**Given data:**
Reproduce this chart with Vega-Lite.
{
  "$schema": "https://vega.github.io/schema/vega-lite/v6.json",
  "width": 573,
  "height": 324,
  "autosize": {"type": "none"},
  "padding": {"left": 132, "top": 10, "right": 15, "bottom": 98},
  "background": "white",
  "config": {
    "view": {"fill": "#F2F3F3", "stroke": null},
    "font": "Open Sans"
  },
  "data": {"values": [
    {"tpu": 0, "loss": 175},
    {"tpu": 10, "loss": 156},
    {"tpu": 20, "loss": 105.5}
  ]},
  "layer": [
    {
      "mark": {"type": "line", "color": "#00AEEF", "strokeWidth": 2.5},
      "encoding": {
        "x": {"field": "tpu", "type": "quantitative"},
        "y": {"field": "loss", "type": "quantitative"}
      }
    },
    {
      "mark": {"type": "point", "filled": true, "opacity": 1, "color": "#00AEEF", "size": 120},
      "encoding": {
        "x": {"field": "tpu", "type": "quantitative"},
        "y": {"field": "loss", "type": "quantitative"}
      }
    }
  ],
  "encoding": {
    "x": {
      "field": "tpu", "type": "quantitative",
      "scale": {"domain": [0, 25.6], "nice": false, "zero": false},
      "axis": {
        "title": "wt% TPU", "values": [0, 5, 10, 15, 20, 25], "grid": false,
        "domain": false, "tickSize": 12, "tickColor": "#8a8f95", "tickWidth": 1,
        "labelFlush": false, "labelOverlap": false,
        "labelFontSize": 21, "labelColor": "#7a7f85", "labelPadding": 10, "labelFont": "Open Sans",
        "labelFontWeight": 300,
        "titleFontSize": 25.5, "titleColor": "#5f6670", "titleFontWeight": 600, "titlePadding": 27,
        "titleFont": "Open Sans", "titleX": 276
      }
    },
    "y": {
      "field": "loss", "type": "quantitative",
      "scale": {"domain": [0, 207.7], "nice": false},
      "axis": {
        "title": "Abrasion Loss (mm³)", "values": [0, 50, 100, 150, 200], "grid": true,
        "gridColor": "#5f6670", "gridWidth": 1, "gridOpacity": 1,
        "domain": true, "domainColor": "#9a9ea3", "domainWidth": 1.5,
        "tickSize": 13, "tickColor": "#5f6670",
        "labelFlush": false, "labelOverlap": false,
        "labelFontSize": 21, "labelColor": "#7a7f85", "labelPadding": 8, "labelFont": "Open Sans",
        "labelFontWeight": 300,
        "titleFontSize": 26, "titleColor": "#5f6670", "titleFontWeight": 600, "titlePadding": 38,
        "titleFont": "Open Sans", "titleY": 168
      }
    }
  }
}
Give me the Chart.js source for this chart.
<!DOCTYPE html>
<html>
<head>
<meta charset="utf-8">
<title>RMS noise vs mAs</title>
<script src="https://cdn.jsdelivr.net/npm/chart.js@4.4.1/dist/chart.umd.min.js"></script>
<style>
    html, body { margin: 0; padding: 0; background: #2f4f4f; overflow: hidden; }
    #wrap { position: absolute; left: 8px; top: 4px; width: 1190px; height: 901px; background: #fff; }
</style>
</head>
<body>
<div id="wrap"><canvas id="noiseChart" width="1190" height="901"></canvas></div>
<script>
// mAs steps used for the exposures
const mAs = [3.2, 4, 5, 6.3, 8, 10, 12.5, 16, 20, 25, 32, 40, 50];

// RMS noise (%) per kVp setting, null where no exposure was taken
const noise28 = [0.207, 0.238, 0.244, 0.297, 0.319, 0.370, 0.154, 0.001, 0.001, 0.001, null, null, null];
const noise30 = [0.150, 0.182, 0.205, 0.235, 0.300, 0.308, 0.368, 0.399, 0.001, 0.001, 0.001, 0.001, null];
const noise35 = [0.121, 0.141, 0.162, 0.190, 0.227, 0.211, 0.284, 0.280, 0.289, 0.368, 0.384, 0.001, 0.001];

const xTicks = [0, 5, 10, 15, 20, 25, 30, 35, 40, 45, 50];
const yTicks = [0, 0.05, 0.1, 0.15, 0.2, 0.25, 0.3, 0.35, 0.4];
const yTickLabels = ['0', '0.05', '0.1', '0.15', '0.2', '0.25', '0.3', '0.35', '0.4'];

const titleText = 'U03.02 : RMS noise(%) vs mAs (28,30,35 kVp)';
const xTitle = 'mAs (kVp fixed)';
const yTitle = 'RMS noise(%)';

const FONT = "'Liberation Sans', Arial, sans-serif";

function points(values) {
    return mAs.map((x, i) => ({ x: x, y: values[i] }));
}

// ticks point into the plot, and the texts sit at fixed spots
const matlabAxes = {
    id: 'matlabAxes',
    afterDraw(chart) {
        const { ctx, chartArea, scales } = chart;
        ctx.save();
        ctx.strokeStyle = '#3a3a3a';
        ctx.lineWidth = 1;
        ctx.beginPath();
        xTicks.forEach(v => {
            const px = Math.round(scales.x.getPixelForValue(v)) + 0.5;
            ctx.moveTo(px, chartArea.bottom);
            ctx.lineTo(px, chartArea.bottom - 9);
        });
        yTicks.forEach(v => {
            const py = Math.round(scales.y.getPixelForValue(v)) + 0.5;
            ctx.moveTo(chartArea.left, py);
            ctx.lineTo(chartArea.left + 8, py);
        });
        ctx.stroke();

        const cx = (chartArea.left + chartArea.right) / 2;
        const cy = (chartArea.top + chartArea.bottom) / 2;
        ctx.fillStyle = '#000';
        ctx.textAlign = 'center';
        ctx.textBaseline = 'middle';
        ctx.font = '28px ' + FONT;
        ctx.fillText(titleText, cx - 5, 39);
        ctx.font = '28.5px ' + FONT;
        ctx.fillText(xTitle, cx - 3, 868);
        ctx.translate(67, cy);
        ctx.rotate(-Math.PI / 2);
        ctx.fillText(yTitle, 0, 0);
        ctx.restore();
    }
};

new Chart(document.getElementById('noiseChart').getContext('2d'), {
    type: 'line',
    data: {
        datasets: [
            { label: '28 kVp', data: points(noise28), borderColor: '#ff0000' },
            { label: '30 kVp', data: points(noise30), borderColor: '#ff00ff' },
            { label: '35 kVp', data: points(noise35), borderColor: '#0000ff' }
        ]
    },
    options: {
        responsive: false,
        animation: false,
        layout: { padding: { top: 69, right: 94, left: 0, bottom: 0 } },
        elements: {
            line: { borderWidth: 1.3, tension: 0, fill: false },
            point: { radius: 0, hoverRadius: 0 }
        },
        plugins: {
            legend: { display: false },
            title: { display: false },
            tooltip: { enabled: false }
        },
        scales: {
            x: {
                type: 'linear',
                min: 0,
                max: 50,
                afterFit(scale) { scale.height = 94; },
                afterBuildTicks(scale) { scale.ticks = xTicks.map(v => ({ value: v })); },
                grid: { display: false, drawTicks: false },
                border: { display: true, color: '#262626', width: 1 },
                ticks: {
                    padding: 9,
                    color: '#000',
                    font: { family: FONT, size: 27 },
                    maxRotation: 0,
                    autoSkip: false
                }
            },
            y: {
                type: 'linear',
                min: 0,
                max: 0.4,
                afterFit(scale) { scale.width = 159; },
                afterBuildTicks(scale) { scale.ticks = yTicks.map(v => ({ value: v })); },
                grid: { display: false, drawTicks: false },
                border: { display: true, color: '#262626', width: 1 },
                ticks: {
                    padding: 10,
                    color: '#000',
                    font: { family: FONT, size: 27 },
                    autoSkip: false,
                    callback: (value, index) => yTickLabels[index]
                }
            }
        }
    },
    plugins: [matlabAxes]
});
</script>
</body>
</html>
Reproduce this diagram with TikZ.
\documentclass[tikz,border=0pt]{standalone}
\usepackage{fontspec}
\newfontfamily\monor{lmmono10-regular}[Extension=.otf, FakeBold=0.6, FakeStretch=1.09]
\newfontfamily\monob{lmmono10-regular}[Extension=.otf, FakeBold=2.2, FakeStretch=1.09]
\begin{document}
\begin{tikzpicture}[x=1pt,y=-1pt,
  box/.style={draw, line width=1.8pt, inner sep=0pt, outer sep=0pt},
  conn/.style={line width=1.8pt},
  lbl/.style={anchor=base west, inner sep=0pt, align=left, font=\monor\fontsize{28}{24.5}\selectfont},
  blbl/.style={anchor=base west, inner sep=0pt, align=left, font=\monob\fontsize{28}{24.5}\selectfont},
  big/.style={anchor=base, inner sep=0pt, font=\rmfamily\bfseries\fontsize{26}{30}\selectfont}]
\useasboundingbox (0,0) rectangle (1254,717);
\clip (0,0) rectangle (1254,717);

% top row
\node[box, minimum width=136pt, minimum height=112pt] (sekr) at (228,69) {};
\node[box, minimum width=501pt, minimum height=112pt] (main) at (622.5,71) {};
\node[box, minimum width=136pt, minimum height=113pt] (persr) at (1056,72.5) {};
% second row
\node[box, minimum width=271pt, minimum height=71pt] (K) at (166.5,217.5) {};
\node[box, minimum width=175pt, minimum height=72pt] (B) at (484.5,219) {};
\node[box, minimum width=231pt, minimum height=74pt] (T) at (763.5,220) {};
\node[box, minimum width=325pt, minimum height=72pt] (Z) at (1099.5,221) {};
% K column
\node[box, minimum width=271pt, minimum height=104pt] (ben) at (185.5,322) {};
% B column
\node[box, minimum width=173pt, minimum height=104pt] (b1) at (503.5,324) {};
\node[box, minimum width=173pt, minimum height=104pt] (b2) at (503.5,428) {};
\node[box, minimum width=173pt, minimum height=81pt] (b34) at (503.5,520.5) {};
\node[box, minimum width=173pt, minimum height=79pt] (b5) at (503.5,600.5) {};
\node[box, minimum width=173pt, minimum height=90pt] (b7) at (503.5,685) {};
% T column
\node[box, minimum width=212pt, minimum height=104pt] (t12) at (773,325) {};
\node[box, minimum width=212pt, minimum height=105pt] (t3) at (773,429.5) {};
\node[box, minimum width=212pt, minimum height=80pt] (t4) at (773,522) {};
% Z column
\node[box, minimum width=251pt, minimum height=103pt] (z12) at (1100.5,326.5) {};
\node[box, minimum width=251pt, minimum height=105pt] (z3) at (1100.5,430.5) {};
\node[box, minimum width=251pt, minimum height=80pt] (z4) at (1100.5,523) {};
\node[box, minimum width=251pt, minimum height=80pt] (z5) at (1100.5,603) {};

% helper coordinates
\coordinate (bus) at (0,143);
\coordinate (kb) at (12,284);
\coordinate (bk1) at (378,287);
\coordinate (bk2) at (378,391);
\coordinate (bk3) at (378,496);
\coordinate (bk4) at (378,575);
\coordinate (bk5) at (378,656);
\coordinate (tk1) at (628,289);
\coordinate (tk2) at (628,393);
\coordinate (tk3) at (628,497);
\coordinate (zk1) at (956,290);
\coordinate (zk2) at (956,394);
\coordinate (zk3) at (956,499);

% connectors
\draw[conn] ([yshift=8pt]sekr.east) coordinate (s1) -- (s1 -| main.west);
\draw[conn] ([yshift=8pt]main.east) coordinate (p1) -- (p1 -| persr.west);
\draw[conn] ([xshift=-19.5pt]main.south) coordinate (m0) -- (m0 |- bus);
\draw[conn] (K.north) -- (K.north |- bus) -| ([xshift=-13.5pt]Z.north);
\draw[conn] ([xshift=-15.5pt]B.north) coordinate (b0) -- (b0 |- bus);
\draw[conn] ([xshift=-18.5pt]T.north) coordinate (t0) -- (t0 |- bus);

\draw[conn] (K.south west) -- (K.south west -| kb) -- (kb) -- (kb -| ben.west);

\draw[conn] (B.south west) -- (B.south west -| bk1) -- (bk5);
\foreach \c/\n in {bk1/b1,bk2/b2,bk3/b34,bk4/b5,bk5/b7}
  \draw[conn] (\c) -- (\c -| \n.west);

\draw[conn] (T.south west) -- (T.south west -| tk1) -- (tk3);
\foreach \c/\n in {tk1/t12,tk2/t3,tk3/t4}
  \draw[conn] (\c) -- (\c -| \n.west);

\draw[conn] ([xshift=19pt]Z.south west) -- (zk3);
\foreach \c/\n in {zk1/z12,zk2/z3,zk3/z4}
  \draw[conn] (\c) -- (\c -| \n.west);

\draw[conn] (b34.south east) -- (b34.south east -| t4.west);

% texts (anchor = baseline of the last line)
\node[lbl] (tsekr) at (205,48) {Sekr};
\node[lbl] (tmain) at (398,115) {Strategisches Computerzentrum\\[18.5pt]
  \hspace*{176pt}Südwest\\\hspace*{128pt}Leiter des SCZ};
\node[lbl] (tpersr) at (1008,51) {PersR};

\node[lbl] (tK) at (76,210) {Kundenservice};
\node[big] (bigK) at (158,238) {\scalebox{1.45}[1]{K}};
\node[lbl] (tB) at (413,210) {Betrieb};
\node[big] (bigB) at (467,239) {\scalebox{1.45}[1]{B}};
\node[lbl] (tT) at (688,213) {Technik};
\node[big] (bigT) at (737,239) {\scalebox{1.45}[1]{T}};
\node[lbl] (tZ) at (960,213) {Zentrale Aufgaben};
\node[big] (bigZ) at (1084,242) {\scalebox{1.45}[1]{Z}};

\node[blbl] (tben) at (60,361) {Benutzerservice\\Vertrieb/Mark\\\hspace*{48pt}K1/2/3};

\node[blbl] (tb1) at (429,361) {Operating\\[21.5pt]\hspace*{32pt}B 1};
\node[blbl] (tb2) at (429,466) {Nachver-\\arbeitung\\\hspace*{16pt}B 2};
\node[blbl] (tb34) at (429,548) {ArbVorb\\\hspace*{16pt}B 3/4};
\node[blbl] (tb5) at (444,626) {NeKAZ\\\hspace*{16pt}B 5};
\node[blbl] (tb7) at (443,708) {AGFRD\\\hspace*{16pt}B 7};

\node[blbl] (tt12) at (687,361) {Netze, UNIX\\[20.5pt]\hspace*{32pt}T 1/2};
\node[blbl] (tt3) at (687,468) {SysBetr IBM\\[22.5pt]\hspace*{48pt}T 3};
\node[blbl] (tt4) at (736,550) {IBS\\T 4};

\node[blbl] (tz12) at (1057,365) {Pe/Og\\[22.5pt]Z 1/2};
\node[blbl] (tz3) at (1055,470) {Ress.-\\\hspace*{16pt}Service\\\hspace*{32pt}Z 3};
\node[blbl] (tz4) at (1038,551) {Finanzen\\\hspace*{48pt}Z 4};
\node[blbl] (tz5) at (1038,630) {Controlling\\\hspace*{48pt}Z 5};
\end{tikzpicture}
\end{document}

**Given instruction:** Beginning with the line containing "Give me the Chart.js source for this chart." and ending with the line containing "0.384, 0.001, 0.001];", extract those lines exactly from the listing above, and only those.

**Response to this task:**
Give me the Chart.js source for this chart.
<!DOCTYPE html>
<html>
<head>
<meta charset="utf-8">
<title>RMS noise vs mAs</title>
<script src="https://cdn.jsdelivr.net/npm/chart.js@4.4.1/dist/chart.umd.min.js"></script>
<style>
    html, body { margin: 0; padding: 0; background: #2f4f4f; overflow: hidden; }
    #wrap { position: absolute; left: 8px; top: 4px; width: 1190px; height: 901px; background: #fff; }
</style>
</head>
<body>
<div id="wrap"><canvas id="noiseChart" width="1190" height="901"></canvas></div>
<script>
// mAs steps used for the exposures
const mAs = [3.2, 4, 5, 6.3, 8, 10, 12.5, 16, 20, 25, 32, 40, 50];

// RMS noise (%) per kVp setting, null where no exposure was taken
const noise28 = [0.207, 0.238, 0.244, 0.297, 0.319, 0.370, 0.154, 0.001, 0.001, 0.001, null, null, null];
const noise30 = [0.150, 0.182, 0.205, 0.235, 0.300, 0.308, 0.368, 0.399, 0.001, 0.001, 0.001, 0.001, null];
const noise35 = [0.121, 0.141, 0.162, 0.190, 0.227, 0.211, 0.284, 0.280, 0.289, 0.368, 0.384, 0.001, 0.001];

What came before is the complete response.